Explanation 2. – Value of non-excisable goods for the purposes of this rule, shall be the invoice value and where such invoice value is not available, such value shall be determined by using reasonable means consistent with the principles of valuation contained in the Excise Act and the rules made there under.”.
5. In the said rules, in rule 9, in sub-rule (4), the following proviso shall be inserted at the end, namely:-
“Provided that provisions of this sub-rule shall apply mutatis mutandis to an importer who issues an invoice on which CENVAT credit can be taken.”.
6. In the said rules, in rule 12AAA, –
(a) after the words “restrictions on a manufacturer” , the words “registered importer,” shall be inserted.
(b) after the words “suspension of registration in case of” , the words “an importer or” shall be inserted.
7. In the said rules, for rule 14, the following rule shall be substituted, namely:-
“14. Recovery of CENVAT credit wrongly taken or erroneously refunded. –
(1) (i) Where the CENVAT credit has been taken wrongly but not utilised, the same shall be recovered from the manufacturer or the provider of output service, as the case may be, and the provisions of section 11A of the Excise Act or section 73 of the Finance Act, 1994 (32 of 1994), as the case may be, shall apply mutatis mutandis for effecting such recoveries;
(ii) Where the CENVAT credit has been taken and utilised wrongly or has been erroneously refunded, the same shall be recovered along with interest from the manufacturer or the provider of output service, as the case may be, and the provisions of sections 11A and 11AA of the Excise Act or sections 73 and 75 of the Finance Act, 1994, as the case may be, shall apply mutatis mutandis for effecting such recoveries.
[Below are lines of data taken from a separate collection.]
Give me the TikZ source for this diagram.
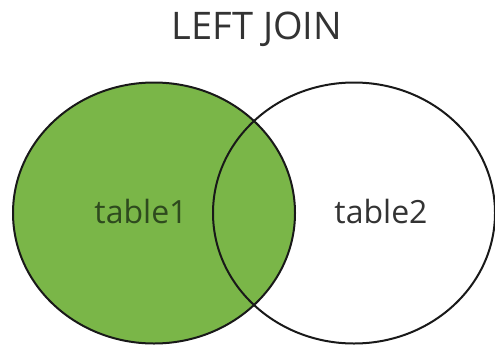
\documentclass[tikz,border=0pt]{standalone}
\usepackage{fontspec}
\setmainfont{Open Sans}
\usepackage{xcolor}
\usepackage{tikz}
\usetikzlibrary{shapes.geometric, positioning}
\definecolor{joingreen}{HTML}{7AB648}
\definecolor{darkleaf}{HTML}{2E4A1E}
\definecolor{inkgray}{HTML}{333333}

\begin{document}
\begin{tikzpicture}[
        x=1pt, y=-1pt,
        settab/.style={ellipse, draw=black!90, line width=2pt, inner sep=0pt,
                       minimum width=282pt, minimum height=261pt, fill=#1},
        tablabel/.style={font=\fontsize{32}{36}\selectfont, text=#1},
    ]
        \useasboundingbox (0,0) rectangle (495,346);

        %--- Conjuntos ---
        \node[settab=joingreen] (tabA) at (154,213) {};
        \node[settab=none]      (tabB) at (354,213) {};

        %--- Etiquetas ---
        \node[tablabel=darkleaf] (lblA) at (141,211) {table1};
        \node[tablabel=inkgray]  (lblB) at (381,211) {table2};

        %--- Titulo ---
        \node[font=\fontsize{38}{42}\selectfont, text=black!80] (title) at (257,29) {LEFT JOIN};
    \end{tikzpicture}
\end{document}
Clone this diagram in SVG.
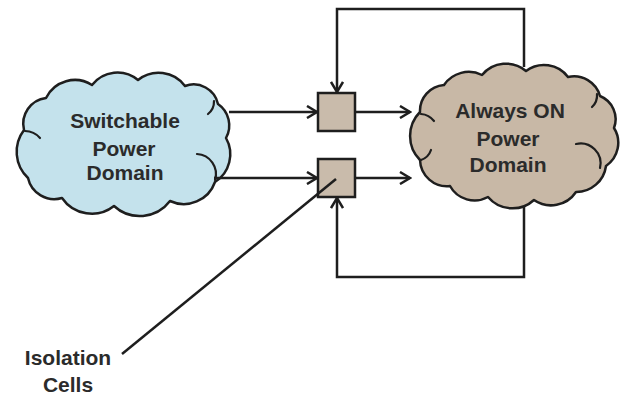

(2) For the purposes of sub-rule (1), all credits taken during a month shall be deemed to have been taken on the last day of the month and the utilisation thereof shall be deemed to have occurred in the following manner, namely: –
(i) the opening balance of the month has been utilised first;
(ii) credit admissible in terms of these rules taken during the month has been utilised next;
(iii) credit inadmissible in terms of these rules taken during the month has been utilised thereafter.”.
8. In the said rules, in rule 15, with effect from the date on which the Finance Bill, 2015 receives the assent of the President, –
(a) in sub-rule (1), for the words “not exceeding the duty or service tax on such goods or services, as the case may be, or two thousand rupees, whichever is greater.”, the words, brackets, figures and letters “in terms of clause (a) or clause (b) of sub-section (1) of section 11AC of the Excise Act or sub-section (1) of section 76 of the Finance Act (32 of 1994), as the case may be” shall be substituted;
(b) in sub-rule (2), for the words, figures and letters “section 11AC of the Excise Act.” , the words, brackets, figures and letters “clause (c), clause (d) or clause (e) of sub-section (1) of section 11AC of the Excise Act.” shall be substituted;
(c) in sub-rule (3), for the words and figures “penalty in terms of the provisions of section 78” , the words brackets and figures “penalty in terms of the provisions of sub-section (1) of section 78” shall be substituted.
[F. No. 334/5/2015-TRU]
(Akshay Joshi)
Under Secretary to the Government of India
Note.– The principal rules were published in the Gazette of India, Extraordinary, Part II, Section 3, Sub-section (i), vide notification No. 23/2004 – Central Excise (N.T.) dated the 10th September, 2004 vide number G.S.R. 600(E) dated the 10th September, 2004 and last amended vide notification No. 26/2014 – Central Excise (N.T.) dated 27th August, 2014 published in the Gazette of India, Extraordinary, Part II, Section 3, Sub-section (i), by number G.S.R. 619 (E), dated the 27th August, 2014.